Athens expects 16,500 athletes and team officials, 60,000 volunteers, 22,000 accredited journalists and broadcasters, and over five million ticketed spectators to descend upon the ancient city for the two-week Games.
 
Along with finding accommodation for these masses, 35 competition venues as well as 72 training facilities are needed. Also, existing infrastructure has to be upgraded by the government in time for the games. In effect, more than seven years of work goes into something that lasts for 17 days.
 
The IOC, to shore up its scandal-hit balance sheet, cut the percentage of broadcast revenue it passes on to organising committees to 49 per cent, from 60 per cent.
 
So Athens faces a further shortfall. Athoc itself, appealing to "the ideals of Olympism," has restricted the maximum number of official local sponsors to 40 (down from 100 in Sydney and 200 in Atlanta).
 
It has also limited ticket sales to 5.3 million compared to 7.6 million in Sydney and 11 million in Atlanta, and cut ticket prices by 30 per cent compared to four years ago.
 
The net result: the burden of staging this summer's Olympic Games in Athens has increased by an extra one billion euros.
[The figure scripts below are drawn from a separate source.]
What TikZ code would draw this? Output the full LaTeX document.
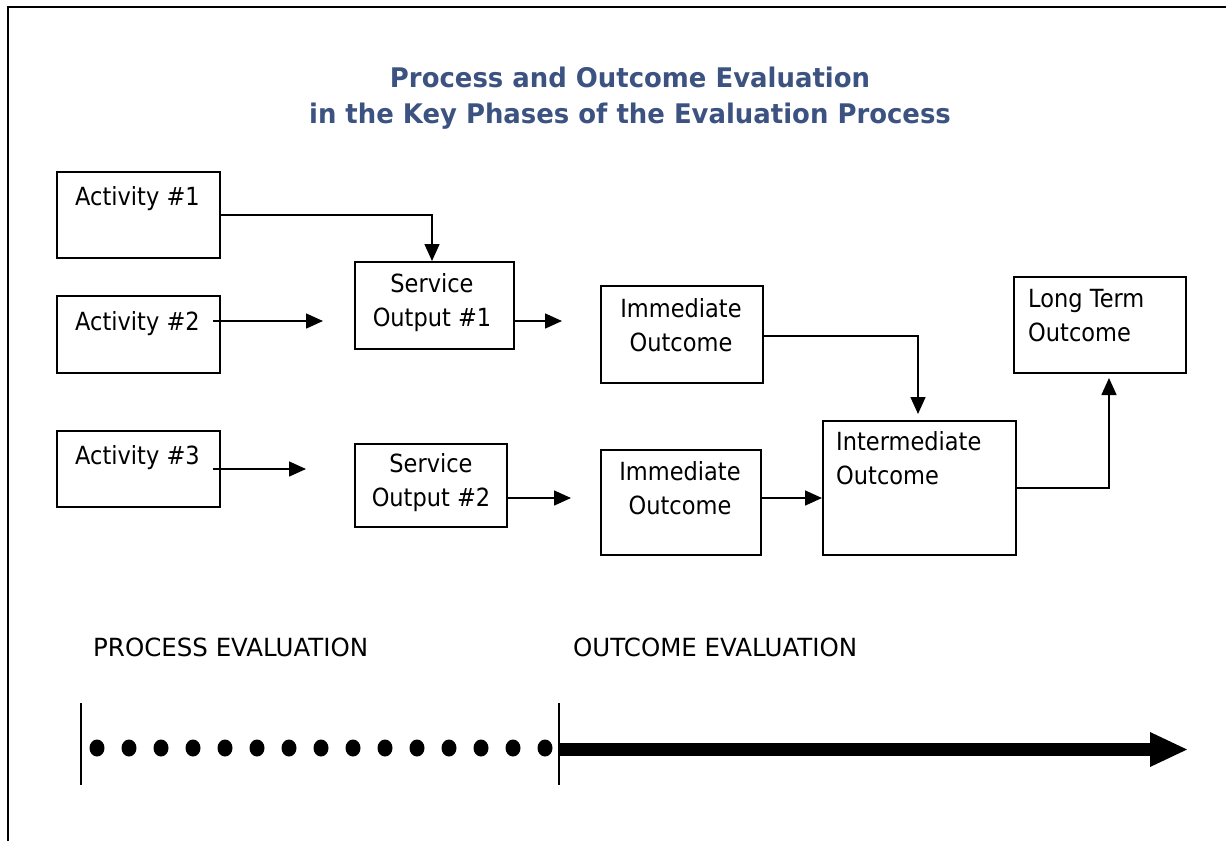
\documentclass[tikz,border=0pt]{standalone}
\usepackage{fontspec}
\setmainfont{DejaVu Sans}[FakeStretch=0.9]
\newfontfamily\titlefont{DejaVu Sans}[FakeStretch=0.96]
\newfontfamily\capsfont{DejaVu Sans}[FakeStretch=0.98]
\usetikzlibrary{arrows.meta}
\definecolor{titleblue}{RGB}{60,82,128}
\tikzset{
  box/.style={draw, line width=2pt, rectangle, inner sep=0pt, anchor=north west},
  txt/.style={inner sep=0pt, font=\fontsize{25}{34}\selectfont},
  mtxt/.style={txt, align=center, anchor=north},
  ltxt/.style={txt, align=left, anchor=north west},
  arr/.style={line width=1.5pt, -{Triangle[length=17pt,width=15pt]}},
  bar/.style={line width=1.4pt},
  dot/.style={fill=black}
}
\newcommand{\fstrut}{\rule{0pt}{20pt}}
\begin{document}
\begin{tikzpicture}[x=1pt,y=-1pt]
\useasboundingbox (0,0) rectangle (1226,841);
\draw[line width=2pt] (8,841) -- (8,7) -- (1226,7);
% title
\node[font=\titlefont\bfseries\fontsize{27}{36}\selectfont, text=titleblue, align=center, anchor=north, inner sep=0pt] (title) at (630,67) {\fstrut Process and Outcome Evaluation\\in the Key Phases of the Evaluation Process};
% boxes
\node[box, minimum width=163pt, minimum height=86pt] (a1) at (56,171) {};
\node[box, minimum width=163pt, minimum height=77pt] (a2) at (56,295) {};
\node[box, minimum width=163pt, minimum height=76pt] (a3) at (56,430) {};
\node[box, minimum width=159pt, minimum height=87pt] (s1) at (354,261) {};
\node[box, minimum width=152pt, minimum height=83pt] (s2) at (354,443) {};
\node[box, minimum width=162pt, minimum height=97pt] (im1) at (600,285) {};
\node[box, minimum width=160pt, minimum height=105pt] (im2) at (600,449) {};
\node[box, minimum width=193pt, minimum height=134pt] (mid) at (822,420) {};
\node[box, minimum width=172pt, minimum height=96pt] (lt) at (1013,276) {};
% texts
\node[ltxt] (ta1) at (75,185) {\fstrut Activity \#1};
\node[ltxt] (ta2) at (75,310) {\fstrut Activity \#2};
\node[ltxt] (ta3) at (75,444) {\fstrut Activity \#3};
\node[mtxt] (ts1) at (432,272) {\fstrut Service\\Output \#1};
\node[mtxt] (ts2) at (431,452) {\fstrut Service\\Output \#2};
\node[mtxt] (tim1) at (681,297) {\fstrut Immediate\\Outcome};
\node[mtxt] (tim2) at (680,460) {\fstrut Immediate\\Outcome};
\node[ltxt] (tmid) at (836,430) {\fstrut Intermediate\\Outcome};
\node[ltxt] (tlt) at (1028,287) {\fstrut Long Term\\Outcome};
\node[ltxt, font=\capsfont\fontsize{25}{34}\selectfont] (pe) at (93,636) {\fstrut PROCESS EVALUATION};
\node[ltxt, font=\capsfont\fontsize{25}{34}\selectfont] (oe) at (573,636) {\fstrut OUTCOME EVALUATION};
% connectors
\coordinate (a2s) at (213,321);
\coordinate (a2e) at (323,321);
\coordinate (s1s) at (513,321);
\coordinate (s1e) at (562,321);
\coordinate (a3s) at (213,469);
\coordinate (a3e) at (306,469);
\coordinate (s2s) at (506,498);
\coordinate (s2e) at (571,498);
\coordinate (im1e) at (918,414);
\coordinate (mide) at (1109,378);
\draw[arr] (a1.east) -| (s1.north -| 432,0);
\draw[arr] (a2s) -- (a2e);
\draw[arr] (s1s) -- (s1e);
\draw[arr] (a3s) -- (a3e);
\draw[arr] (s2s) -- (s2e);
\draw[arr] (im1.east |- 0,336) -| (im1e);
\draw[arr] (im2.east |- 0,498) -- (mid.west |- 0,498);
\draw[arr] (mid.east |- 0,488) -| (mide);
% timeline
\coordinate (b1t) at (81,703); \coordinate (b1b) at (81,785);
\coordinate (b2t) at (559,703); \coordinate (b2b) at (559,785);
\draw[bar] (b1t) -- (b1b);
\draw[bar] (b2t) -- (b2b);
\foreach \i in {0,...,14} {
  \fill[dot] (97+32*\i,748) ellipse [x radius=7.5pt, y radius=8.5pt];
}
\coordinate (sh1) at (560,749.5);
\coordinate (sh2) at (1151,749.5);
\draw[line width=13pt] (sh1) -- (sh2);
\fill (1150,732) -- (1187,749.5) -- (1150,767) -- cycle;
\end{tikzpicture}
\end{document}
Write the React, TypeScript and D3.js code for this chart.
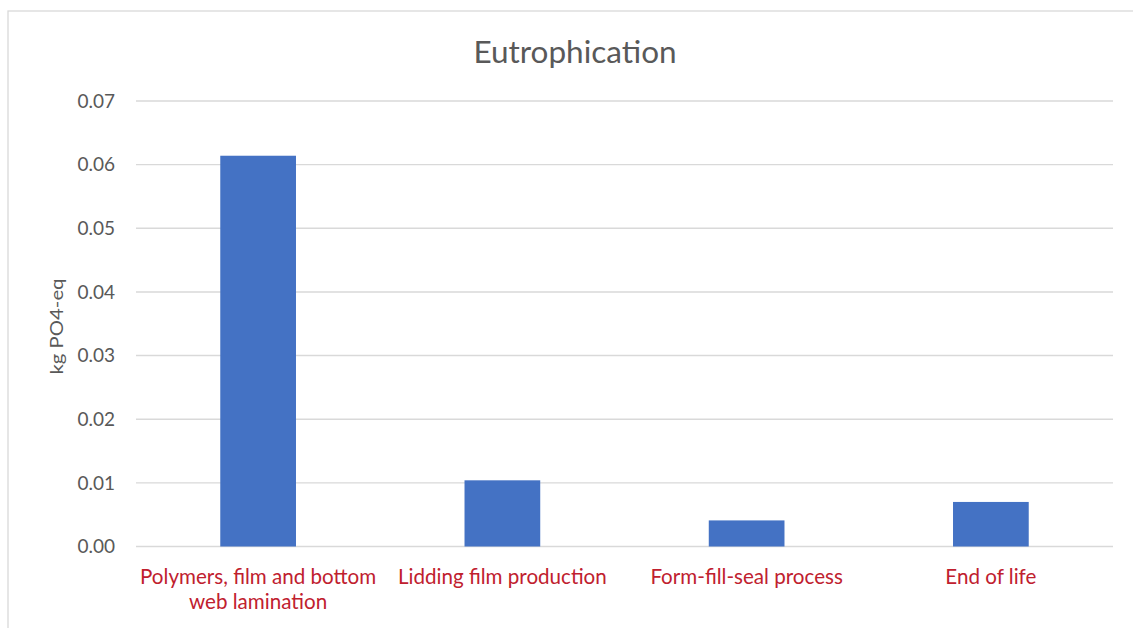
import React from "react";
import * as d3 from "d3";

// Eutrophication impact per life-cycle stage
const categories: string[][] = [
  ["Polymers, film and bottom", "web lamination"],
  ["Lidding film production"],
  ["Form-fill-seal process"],
  ["End of life"],
];
const values: number[] = [0.0614, 0.0104, 0.0041, 0.007];
const yTicks: number[] = [0, 0.01, 0.02, 0.03, 0.04, 0.05, 0.06, 0.07];

const W = 1133;
const H = 628;
const FONT = "Lato, 'Open Sans', sans-serif";

export default function App() {
  const left = 136;
  const right = 1113;
  const top = 101;
  const bottom = 546.5;

  const x = d3
    .scaleBand<number>()
    .domain(d3.range(categories.length))
    .range([left, right])
    .paddingInner(0.69)
    .paddingOuter(0.345);
  const y = d3.scaleLinear().domain([0, 0.07]).range([bottom, top]);

  return (
    <svg
      width={W}
      height={H}
      style={{ position: "absolute", left: 0, top: 0, background: "#fff" }}
    >
      <rect x={8} y={11} width={1140} height={640} fill="#fff" stroke="#d9d9d9" strokeWidth={1.3} />
      <text
        x={575}
        y={63}
        textAnchor="middle"
        fontFamily={FONT}
        fontSize={31.5}
        fill="#595959"
      >
        Eutrophication
      </text>
      {yTicks.map((t) => (
        <g key={t}>
          <line x1={left} x2={right} y1={y(t)} y2={y(t)} stroke="#d9d9d9" strokeWidth={1.4} />
          <text
            x={115}
            y={y(t)}
            dy="0.36em"
            textAnchor="end"
            fontFamily={FONT}
            fontSize={19}
            fill="#595959"
          >
            {d3.format(".2f")(t)}
          </text>
        </g>
      ))}
      {values.map((v, i) => (
        <rect
          key={i}
          x={x(i)}
          y={y(v)}
          width={x.bandwidth()}
          height={y(0) - y(v)}
          fill="#4472c4"
        />
      ))}
      {categories.map((lines, i) => (
        <text
          key={i}
          x={(x(i) as number) + x.bandwidth() / 2}
          y={584}
          textAnchor="middle"
          fontFamily={FONT}
          fontSize={20.6}
          fill="#c0202e"
        >
          {lines.map((l, j) => (
            <tspan key={j} x={(x(i) as number) + x.bandwidth() / 2} dy={j === 0 ? 0 : 25}>
              {l}
            </tspan>
          ))}
        </text>
      ))}
      <text
        transform={`translate(63, 326.5) rotate(-90)`}
        textAnchor="middle"
        fontFamily={FONT}
        fontSize={17}
        textLength={96}
        lengthAdjust="spacingAndGlyphs"
        fill="#595959"
      >
        kg PO4-eq
      </text>
    </svg>
  );
}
A big security bill and a last-minute push to get venues up to scratch has seen costs soar and the budget that was for 1.4 billion euros has shot up to 2.4 billion euros.
 
Earlier this month the new Greek government confirmed it would pay for additional costs of staging the Games. Naturally, the burden in the long run will fall on the Greeks.
 
Meanwhile, the IOC has also confirmed it has secured an insurance policy on the Games "" at a cost of $170 million. The cover is the first time the IOC has ever insured against a Games and comes against a backdrop of international terrorism and strained political climate.
 
Incidentally, rumours say security concerns could lead to the US Olympic team pulling out of the Athens Games altogether. Former Olympic swimmer Mark Spitz, in an interview, said the threat of terrorism could see the US team decide not to travel to Greece. However, the claim has been denied by the US Olympic Committee.
 
Yet, the threat always exists. For the Olympics and the athletes. Sometimes it does seem the Olympics have grown too big for their own good. Now that they have reached this position, they cannot be downsized either. Did someone say Catch 22?